Written request ▸ All lines below must be repeated exactly, with the pictures omitted.

Given information ▸
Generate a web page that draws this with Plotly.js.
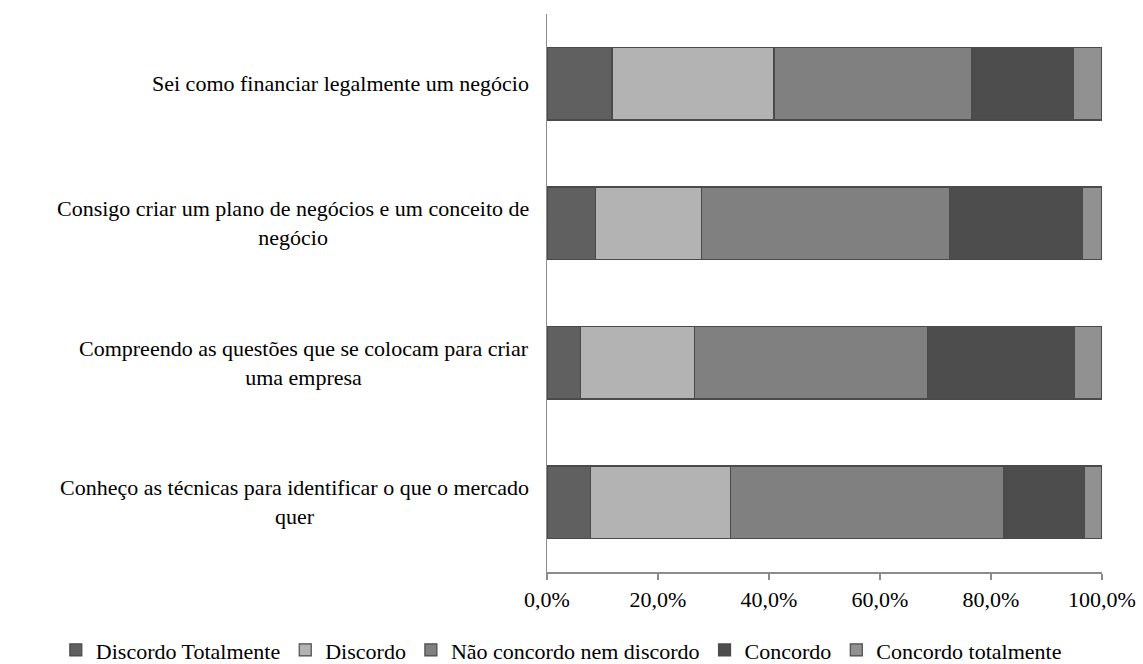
<!DOCTYPE html>
<html>
<head>
<meta charset="utf-8">
<script src="https://cdn.plot.ly/plotly-3.0.1.min.js"></script>
<style>html,body{margin:0;padding:0;background:#fff;}#chart{width:1143px;height:664px;}</style>
</head>
<body>
<div id="chart"></div>
<script>
const categories = [
  "Sei como financiar legalmente um negócio",
  "Consigo criar um plano de negócios e um conceito de<br>negócio",
  "Compreendo as questões que se colocam para criar<br>uma empresa",
  "Conheço as técnicas para identificar o que o mercado<br>quer"
];
const seriesNames = ["Discordo Totalmente", "Discordo", "Não concordo nem discordo", "Concordo", "Concordo totalmente"];
const discordoTotalmente = [11.7, 8.7, 6.0, 7.9];
const discordo = [29.2, 19.2, 20.6, 25.2];
const naoConcordo = [35.6, 44.6, 41.9, 49.1];
const concordo = [18.3, 24.0, 26.6, 14.6];
const concordoTotalmente = [5.2, 3.5, 4.9, 3.2];
const seriesValues = [discordoTotalmente, discordo, naoConcordo, concordo, concordoTotalmente];
const seriesColors = ["#606060", "#b3b3b3", "#808080", "#4d4d4d", "#919191"];
const tickVals = [0, 20, 40, 60, 80, 100];
const tickText = tickVals.map(v => v.toFixed(1).replace(".", ",") + "%");

const FONT = "'Liberation Serif', 'Times New Roman', serif";

const traces = seriesNames.map((name, i) => ({
  type: "bar",
  orientation: "h",
  name: name,
  y: categories,
  x: seriesValues[i],
  width: 0.52,
  marker: {color: seriesColors[i], line: {color: "#4a4a4a", width: 1.2}},
  hoverinfo: "skip"
}));

const annotations = categories.map(c => ({
  xref: "paper", yref: "y",
  x: 0, y: c,
  xanchor: "right", yanchor: "middle",
  xshift: -16,
  align: "center",
  text: c,
  showarrow: false,
  font: {family: FONT, size: 22, color: "#000"}
}));

const layout = {
  width: 1143, height: 664,
  margin: {l: 547, r: 41, t: 14, b: 92, autoexpand: false},
  paper_bgcolor: "#fff", plot_bgcolor: "#fff",
  barmode: "stack",
  separators: ",.",
  font: {family: FONT, size: 22, color: "#000"},
  xaxis: {
    range: [0, 100],
    tickvals: tickVals,
    ticktext: tickText,
    showgrid: false,
    zeroline: false,
    showline: true,
    linecolor: "#8c8c8c",
    linewidth: 1.5,
    ticks: "outside",
    ticklen: 6,
    tickcolor: "#8c8c8c",
    tickwidth: 1.5,
    ticklabelstandoff: 1,
    tickfont: {family: FONT, size: 22, color: "#000"},
    fixedrange: true
  },
  yaxis: {
    autorange: "reversed",
    showticklabels: false,
    showgrid: false,
    zeroline: false,
    showline: true,
    linecolor: "#8c8c8c",
    linewidth: 1.5,
    ticks: "",
    fixedrange: true
  },
  showlegend: true,
  legend: {
    orientation: "h",
    x: -0.885, xanchor: "left",
    y: -0.14, yanchor: "middle",
    traceorder: "normal",
    itemwidth: 30,
    font: {family: FONT, size: 22, color: "#000"},
    bgcolor: "rgba(0,0,0,0)"
  },
  annotations: annotations
};

Plotly.newPlot("chart", traces, layout, {displayModeBar: false, staticPlot: true});
</script>
</body>
</html>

Reply to the exercise ▸
Generate a web page that draws this with Plotly.js.
<!DOCTYPE html>
<html>
<head>
<meta charset="utf-8">
<script src="https://cdn.plot.ly/plotly-3.0.1.min.js"></script>
<style>html,body{margin:0;padding:0;background:#fff;}#chart{width:1143px;height:664px;}</style>
</head>
<body>
<div id="chart"></div>
<script>
const categories = [
  "Sei como financiar legalmente um negócio",
  "Consigo criar um plano de negócios e um conceito de<br>negócio",
  "Compreendo as questões que se colocam para criar<br>uma empresa",
  "Conheço as técnicas para identificar o que o mercado<br>quer"
];
const seriesNames = ["Discordo Totalmente", "Discordo", "Não concordo nem discordo", "Concordo", "Concordo totalmente"];
const discordoTotalmente = [11.7, 8.7, 6.0, 7.9];
const discordo = [29.2, 19.2, 20.6, 25.2];
const naoConcordo = [35.6, 44.6, 41.9, 49.1];
const concordo = [18.3, 24.0, 26.6, 14.6];
const concordoTotalmente = [5.2, 3.5, 4.9, 3.2];
const seriesValues = [discordoTotalmente, discordo, naoConcordo, concordo, concordoTotalmente];
const seriesColors = ["#606060", "#b3b3b3", "#808080", "#4d4d4d", "#919191"];
const tickVals = [0, 20, 40, 60, 80, 100];
const tickText = tickVals.map(v => v.toFixed(1).replace(".", ",") + "%");

const FONT = "'Liberation Serif', 'Times New Roman', serif";

const traces = seriesNames.map((name, i) => ({
  type: "bar",
  orientation: "h",
  name: name,
  y: categories,
  x: seriesValues[i],
  width: 0.52,
  marker: {color: seriesColors[i], line: {color: "#4a4a4a", width: 1.2}},
  hoverinfo: "skip"
}));

const annotations = categories.map(c => ({
  xref: "paper", yref: "y",
  x: 0, y: c,
  xanchor: "right", yanchor: "middle",
  xshift: -16,
  align: "center",
  text: c,
  showarrow: false,
  font: {family: FONT, size: 22, color: "#000"}
}));

const layout = {
  width: 1143, height: 664,
  margin: {l: 547, r: 41, t: 14, b: 92, autoexpand: false},
  paper_bgcolor: "#fff", plot_bgcolor: "#fff",
  barmode: "stack",
  separators: ",.",
  font: {family: FONT, size: 22, color: "#000"},
  xaxis: {
    range: [0, 100],
    tickvals: tickVals,
    ticktext: tickText,
    showgrid: false,
    zeroline: false,
    showline: true,
    linecolor: "#8c8c8c",
    linewidth: 1.5,
    ticks: "outside",
    ticklen: 6,
    tickcolor: "#8c8c8c",
    tickwidth: 1.5,
    ticklabelstandoff: 1,
    tickfont: {family: FONT, size: 22, color: "#000"},
    fixedrange: true
  },
  yaxis: {
    autorange: "reversed",
    showticklabels: false,
    showgrid: false,
    zeroline: false,
    showline: true,
    linecolor: "#8c8c8c",
    linewidth: 1.5,
    ticks: "",
    fixedrange: true
  },
  showlegend: true,
  legend: {
    orientation: "h",
    x: -0.885, xanchor: "left",
    y: -0.14, yanchor: "middle",
    traceorder: "normal",
    itemwidth: 30,
    font: {family: FONT, size: 22, color: "#000"},
    bgcolor: "rgba(0,0,0,0)"
  },
  annotations: annotations
};

Plotly.newPlot("chart", traces, layout, {displayModeBar: false, staticPlot: true});
</script>
</body>
</html>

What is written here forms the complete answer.